Fund management should play a part in the capital allocation process, making capital available to well-managed, quality businesses and allowing them to thrive to the benefit of all stakeholders, not just shareholders. A philosophy of careful stewardship is in the best interests of clients and should protect capital over the long-term.

Integrating Sustainability

Environmental, Social and Governance (ESG) factors have long been central to our investment process. Sustainability analysis and financial analysis are the same thing. For example, we are unable to form a view about a company’s cashflow growth without assessing how it manages relationships with communities, customers and suppliers. What regulatory scrutiny will the company be under as a result of the products it sells, or how it sells them, or how it pays taxes?
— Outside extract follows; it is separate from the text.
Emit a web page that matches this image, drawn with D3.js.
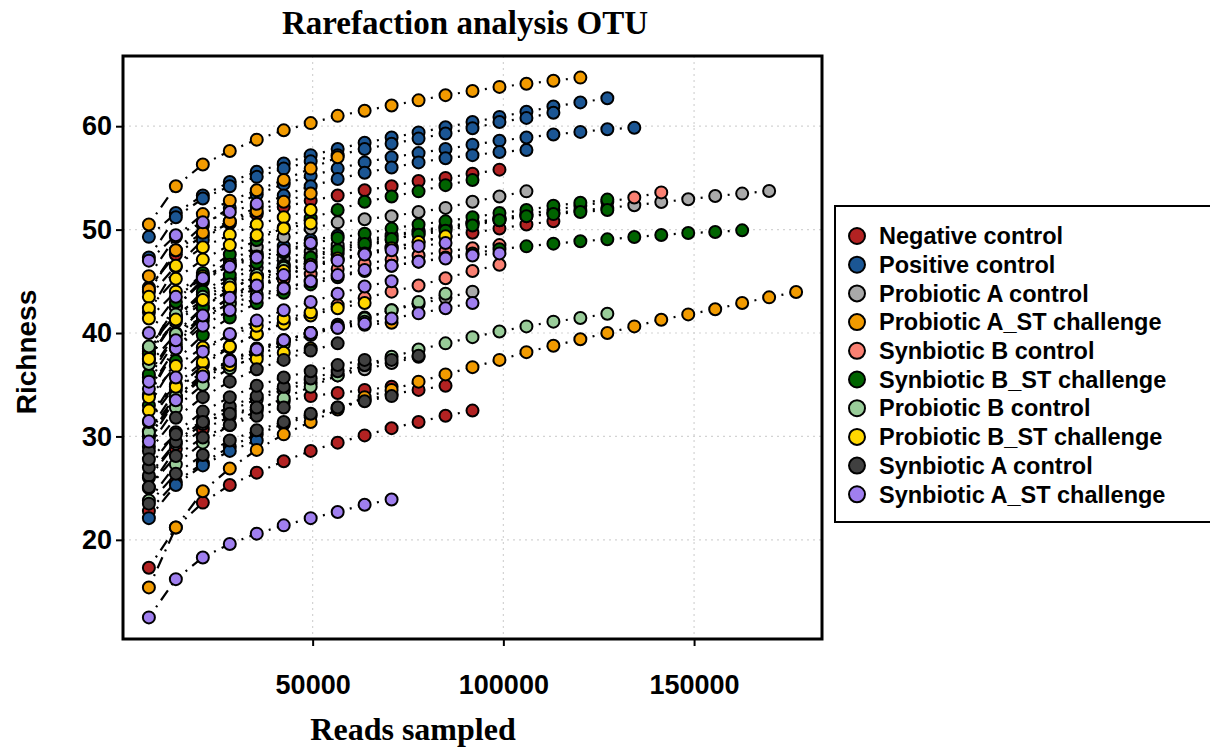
<!DOCTYPE html>
<html lang="en">
<head>
  <meta charset="UTF-8">
  <title>Rarefaction analysis OTU</title>
  <style>
    body { margin: 0; background: #fff; }
    svg { display: block; }
  </style>
</head>
<body>
<svg id="chart"></svg>
<script src="https://cdn.jsdelivr.net/npm/d3@7/dist/d3.min.js"></script>
<script>
// reads sampled at each rarefaction step
const depths = [7070, 14140, 21210, 28280, 35350, 42420, 49490, 56560, 63630, 70700,
  77770, 84840, 91910, 98980, 106050, 113120, 120190, 127260, 134330, 141400,
  148470, 155540, 162610, 169680, 176750];

const groupNames = ['Negative control', 'Positive control', 'Probiotic A control',
  'Probiotic A_ST challenge', 'Synbiotic B control', 'Synbiotic B_ST challenge',
  'Probiotic B control', 'Probiotic B_ST challenge', 'Synbiotic A control',
  'Synbiotic A_ST challenge'];
const groupColors = ['#B22222', '#1B5694', '#A9A9A9', '#F29B00', '#FA8072',
  '#006400', '#99CC99', '#FFD700', '#404040', '#A07FEF'];

// richness per sample (one array per sample, one value per depth)
const negativeControl = [
  [44.4, 47.6, 49.4, 50.6, 51.5, 52.2, 52.8, 53.3, 53.8, 54.2, 54.7, 55.0, 55.4, 55.8],
  [34.0, 38.5, 41.2, 43.0, 44.4, 45.5, 46.4, 47.1, 47.7, 48.3, 48.8, 49.3, 49.7, 50.1, 50.5, 50.8],
  [35.7, 39.8, 42.4, 44.2, 45.5, 46.6, 47.5, 48.2, 48.8, 49.3, 49.8, 50.2, 50.6, 50.9],
  [22.8, 25.6, 27.4, 29.0, 30.2, 31.2, 32.0, 32.8, 33.5, 34.1, 34.5, 34.9],
  [25.0, 28.8, 30.7, 31.9, 32.8, 33.4, 33.9, 34.2, 34.5, 34.8],
  [17.3, 21.2, 23.6, 25.3, 26.5, 27.6, 28.6, 29.4, 30.1, 30.8, 31.4, 32.0, 32.5]
];
const positiveControl = [
  [49.3, 51.6, 53.3, 54.6, 55.6, 56.4, 57.2, 57.8, 58.4, 58.9, 59.4, 59.9, 60.4, 60.9, 61.4, 61.9, 62.3, 62.7],
  [47.3, 51.2, 53.0, 54.2, 55.1, 55.9, 56.6, 57.2, 57.8, 58.3, 58.8, 59.3, 59.8, 60.4, 60.8, 61.3],
  [44.0, 48.0, 50.4, 52.1, 53.4, 54.4, 55.2, 55.9, 56.5, 57.0, 57.4, 57.8, 58.2, 58.6, 58.9, 59.2, 59.45, 59.7, 59.85],
  [42.0, 46.4, 49.0, 50.8, 52.2, 53.3, 54.2, 54.9, 55.5, 56.0, 56.5, 56.9, 57.2, 57.5, 57.7],
  [38.5, 42.5, 45.0, 46.6, 47.7, 48.4, 49.0, 49.4],
  [22.1, 25.3, 27.2, 28.6, 29.6]
];
const probioticAControl = [
  [38.0, 42.5, 45.2, 47.0, 48.3, 49.3, 50.1, 50.7, 51.0, 51.3, 51.7, 52.1, 52.7, 53.2, 53.7],
  [37.5, 41.5, 43.7, 45.2, 46.3, 47.2, 47.9, 48.5, 49.0, 49.45, 49.9, 50.3, 50.7, 51.0, 51.3, 51.6, 51.85, 52.1, 52.35, 52.67, 52.93, 53.25, 53.48, 53.74],
  [30.0, 33.5, 35.6, 37.0, 38.2, 39.2, 40.0, 40.8, 41.5, 42.2, 42.8, 43.4, 44.0],
  [26.0, 29.3, 31.2, 32.5, 33.6, 34.5, 35.2, 35.9, 36.5, 37.1, 37.7]
];
const probioticASTChallenge = [
  [50.5, 54.2, 56.3, 57.6, 58.7, 59.6, 60.3, 61.0, 61.5, 62.0, 62.5, 63.0, 63.4, 63.8, 64.1, 64.4, 64.7],
  [15.4, 21.2, 24.7, 26.9, 28.7, 30.2, 31.4, 32.6, 33.8, 34.5, 35.3, 36.0, 36.7, 37.4, 38.15, 38.77, 39.4, 40.0, 40.64, 41.29, 41.8, 42.3, 42.9, 43.45, 43.96],
  [45.5, 49.3, 51.5, 52.8, 53.8, 54.8, 55.9, 57.0],
  [44.2, 48.0, 49.7, 50.8, 51.8, 52.7, 53.5],
  [30.0, 33.8, 36.0, 37.4, 38.5, 39.3, 40.0, 40.5, 40.8, 41.0]
];
const synbioticBControl = [
  [34.0, 38.9, 41.6, 43.5, 44.9, 46.0, 46.9, 47.7, 48.4, 49.0, 49.6, 50.1, 50.6, 51.1, 51.5, 51.9, 52.3, 52.7, 53.1, 53.6],
  [30.5, 34.5, 36.9, 38.6, 39.9, 41.0, 41.9, 42.7, 43.4, 44.0, 44.6, 45.3, 46.0, 46.6],
  [38.2, 41.1, 42.9, 43.9, 44.6, 45.2, 45.7, 46.2, 46.7, 47.1, 47.5, 47.9, 48.2, 48.5]
];
const synbioticBSTChallenge = [
  [38.0, 43.0, 45.8, 47.6, 49.0, 50.2, 51.1, 51.9, 52.7, 53.2, 53.7, 54.3, 54.8],
  [37.5, 41.5, 44.0, 45.6, 46.8, 47.8, 48.6, 49.2, 49.6, 50.1, 50.5, 50.8, 51.2, 51.6, 51.9, 52.3, 52.6, 52.9],
  [36.0, 40.0, 42.5, 44.2, 45.5, 46.5, 47.3, 48.0, 48.6, 49.1, 49.5, 49.9, 50.4, 50.9, 51.3, 51.5, 51.7, 51.9],
  [33.0, 37.3, 39.8, 41.5, 42.9, 43.9, 44.7, 45.4, 46.0, 46.5, 46.9, 47.3, 47.7, 48.1, 48.38, 48.64, 48.87, 49.06, 49.28, 49.48, 49.67, 49.77, 49.93]
];
const probioticBControl = [
  [23.8, 27.3, 29.4, 31.1, 32.5, 33.7, 34.8, 35.9, 36.9, 37.7, 38.4, 39.0, 39.6, 40.15, 40.64, 41.1, 41.45, 41.87],
  [29.0, 32.8, 35.0, 36.6, 37.8, 38.9, 39.8, 40.6, 41.4, 42.2, 43.0, 43.8],
  [30.4, 33.9, 35.9, 37.3, 38.4, 39.3, 40.0, 40.6, 41.1],
  [37.0, 39.9, 41.6, 42.8, 43.7, 44.4, 45.0],
  [38.7, 41.8, 43.5, 44.7, 45.6, 46.3]
];
const probioticBSTChallenge = [
  [37.5, 41.3, 43.2, 44.4, 45.3, 46.0, 46.6, 47.2, 47.7, 48.2, 48.8, 49.35],
  [31.4, 35.0, 37.2, 38.7, 39.9, 40.9, 41.7, 42.4, 42.9],
  [43.5, 46.5, 48.3, 49.5, 50.5, 51.2, 51.9],
  [42.4, 45.25, 47.1, 48.5, 49.45, 50.1, 50.6],
  [33.8, 36.8, 38.6, 39.8, 40.7, 41.4, 42.0],
  [32.5, 34.8, 36.1, 36.9, 37.5, 38.1, 38.5],
  [41.4, 44.0, 45.5, 46.6, 47.4]
];
const synbioticAControl = [
  [23.5, 26.4, 28.2, 29.6, 30.6, 31.4, 32.2, 32.8, 33.4, 33.9],
  [26.2, 29.5, 31.5, 32.9, 33.9, 34.8, 35.6, 36.3, 36.9, 37.4, 37.8],
  [27.0, 30.4, 32.4, 33.8, 34.9, 35.7, 36.3, 36.9, 37.4],
  [28.6, 31.8, 33.8, 35.3, 36.5, 37.4, 38.3, 39.0],
  [25.1, 28.1, 29.9, 31.1, 32.0, 32.8],
  [27.8, 30.2, 31.4, 32.2, 32.8]
];
const synbioticASTChallenge = [
  [12.5, 16.2, 18.3, 19.6, 20.6, 21.4, 22.1, 22.7, 23.4, 23.9],
  [47.0, 49.45, 50.7, 51.7, 52.5],
  [34.6, 38.5, 40.7, 42.2, 43.4, 44.3, 45.0, 45.6, 46.1, 46.5, 46.9, 47.2, 47.5, 47.7],
  [35.3, 39.3, 41.7, 43.4, 44.6, 45.6, 46.4, 47.0, 47.6, 48.0, 48.4, 48.7],
  [29.5, 33.5, 35.8, 37.3, 38.4, 39.3, 40.0, 40.5, 40.9, 41.4, 41.9, 42.4, 42.9],
  [40.0, 43.5, 45.3, 46.4, 47.3, 48.0, 48.7],
  [31.5, 35.7, 38.2, 39.9, 41.2, 42.2, 43.0, 43.8, 44.5, 45.0]
];

const yTicks = [20, 30, 40, 50, 60];
const xTicks = [50000, 100000, 150000];

const groupSamples = [negativeControl, positiveControl, probioticAControl,
  probioticASTChallenge, synbioticBControl, synbioticBSTChallenge,
  probioticBControl, probioticBSTChallenge, synbioticAControl, synbioticASTChallenge];

// flatten into one list of curves
const curves = [];
groupSamples.forEach((samples, gi) => {
  samples.forEach(vals => {
    curves.push({
      group: gi,
      points: vals.map((v, i) => ({ x: depths[i], y: v }))
    });
  });
});

const width = 1210;
const height = 748;
const plot = { left: 123, right: 822, top: 56, bottom: 639 };

const svg = d3.select('#chart')
  .attr('width', width)
  .attr('height', height);

// R style 4% padding on both axes
const allPts = curves.flatMap(c => c.points);
const xExt = d3.extent(allPts, d => d.x);
const yExt = d3.extent(allPts, d => d.y);
const xPad = (xExt[1] - xExt[0]) * 0.04;
const yPad = (yExt[1] - yExt[0]) * 0.04;

const x = d3.scaleLinear()
  .domain([xExt[0] - xPad, xExt[1] + xPad])
  .range([plot.left, plot.right]);
const y = d3.scaleLinear()
  .domain([yExt[0] - yPad, yExt[1] + yPad])
  .range([plot.bottom, plot.top]);

const color = d3.scaleOrdinal().domain(d3.range(groupNames.length)).range(groupColors);

// grid
const grid = svg.append('g');
grid.selectAll('.vgrid')
  .data(xTicks)
  .enter()
  .append('line')
  .attr('x1', d => x(d)).attr('x2', d => x(d))
  .attr('y1', plot.top).attr('y2', plot.bottom)
  .attr('stroke', '#d3d3d3')
  .attr('stroke-width', 1.2)
  .attr('stroke-dasharray', '2,4');
grid.selectAll('.hgrid')
  .data(yTicks)
  .enter()
  .append('line')
  .attr('x1', plot.left).attr('x2', plot.right)
  .attr('y1', d => y(d)).attr('y2', d => y(d))
  .attr('stroke', '#d3d3d3')
  .attr('stroke-width', 1.2)
  .attr('stroke-dasharray', '2,4');

// curves: one dash-dot segment per step so the dot lands between two points
const segments = curves.flatMap(c => d3.pairs(c.points));
svg.append('g')
  .selectAll('line')
  .data(segments)
  .enter()
  .append('line')
  .attr('x1', d => x(d[0].x))
  .attr('y1', d => y(d[0].y))
  .attr('x2', d => x(d[1].x))
  .attr('y2', d => y(d[1].y))
  .attr('stroke', '#000')
  .attr('stroke-width', 2.2)
  .attr('stroke-dasharray', '12,6.5,2,6.5')
  .attr('stroke-dashoffset', 6);

// points
const pts = svg.append('g');
curves.forEach(c => {
  pts.selectAll(null)
    .data(c.points)
    .enter()
    .append('circle')
    .attr('cx', d => x(d.x))
    .attr('cy', d => y(d.y))
    .attr('r', 6)
    .attr('fill', color(c.group))
    .attr('stroke', '#000')
    .attr('stroke-width', 2);
});

// box
svg.append('rect')
  .attr('x', plot.left)
  .attr('y', plot.top)
  .attr('width', plot.right - plot.left)
  .attr('height', plot.bottom - plot.top)
  .attr('fill', 'none')
  .attr('stroke', '#000')
  .attr('stroke-width', 3);

// axes
const xAxis = svg.append('g')
  .attr('transform', `translate(0, ${plot.bottom})`)
  .call(d3.axisBottom(x).tickValues(xTicks).tickSize(7).tickSizeOuter(0).tickPadding(29).tickFormat(d3.format('d')));
const yAxis = svg.append('g')
  .attr('transform', `translate(${plot.left}, 0)`)
  .call(d3.axisLeft(y).tickValues(yTicks).tickSize(7).tickSizeOuter(0).tickPadding(4));

[xAxis, yAxis].forEach(a => {
  a.select('.domain').remove();
  a.selectAll('line').attr('stroke', '#000').attr('stroke-width', 2);
  a.selectAll('text')
    .attr('fill', '#000')
    .style('font-family', '"Liberation Sans", Arial, sans-serif')
    .style('font-weight', 'bold')
    .style('font-size', '27px');
});

// titles
svg.append('text')
  .attr('x', 465)
  .attr('y', 34)
  .attr('text-anchor', 'middle')
  .style('font-family', '"Liberation Serif", "Times New Roman", serif')
  .style('font-weight', 'bold')
  .style('font-size', '33px')
  .text('Rarefaction analysis OTU');

svg.append('text')
  .attr('x', 413)
  .attr('y', 740)
  .attr('text-anchor', 'middle')
  .style('font-family', '"Liberation Serif", "Times New Roman", serif')
  .style('font-weight', 'bold')
  .style('font-size', '32px')
  .text('Reads sampled');

svg.append('text')
  .attr('transform', `translate(36, ${352}) rotate(-90)`)
  .attr('text-anchor', 'middle')
  .style('font-family', '"Liberation Sans", Arial, sans-serif')
  .style('font-weight', 'bold')
  .style('font-size', '28px')
  .text('Richness');

// legend
const legend = svg.append('g');
legend.append('rect')
  .attr('x', 835)
  .attr('y', 206)
  .attr('width', 400)
  .attr('height', 316)
  .attr('fill', '#fff')
  .attr('stroke', '#000')
  .attr('stroke-width', 2);

const items = legend.selectAll('.item')
  .data(groupNames)
  .enter()
  .append('g')
  .attr('transform', (d, i) => `translate(857, ${236 + i * 28.7})`);
items.append('circle')
  .attr('r', 8)
  .attr('fill', (d, i) => groupColors[i])
  .attr('stroke', '#000')
  .attr('stroke-width', 2);
items.append('text')
  .attr('x', 22)
  .attr('dy', '0.35em')
  .style('font-family', '"Liberation Sans", Arial, sans-serif')
  .style('font-weight', 'bold')
  .style('font-size', '23.5px')
  .text(d => d);
</script>
</body>
</html>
How efficient are its operations in terms of energy and water use? 

In our view, a long-term investment mindset and a focus on quality are helpful preconditions for integrating sustainability fully into any investment philosophy and process, although our interpretation of quality is based on management, franchise and financials rather than narrower definitions (such as return on capital employed, cashflow and gearing).

A greater focus on long-term sustainability positioning and analysis of ESG issues should enhance the risk-return profile of any investment strategy. All our strategies incorporate ESG into the investment process, but the Sustainable Funds Group carry analysis a stage further by only investing in companies which contribute to and benefit from sustainable development.

We are committed to our role as fiduciaries and putting clients first. Fund management should be a conservative, even dull, pursuit, focused on the growth of client capital over the long-term.

* Phillip Coggan quoted in the Economist, 28 February 2008.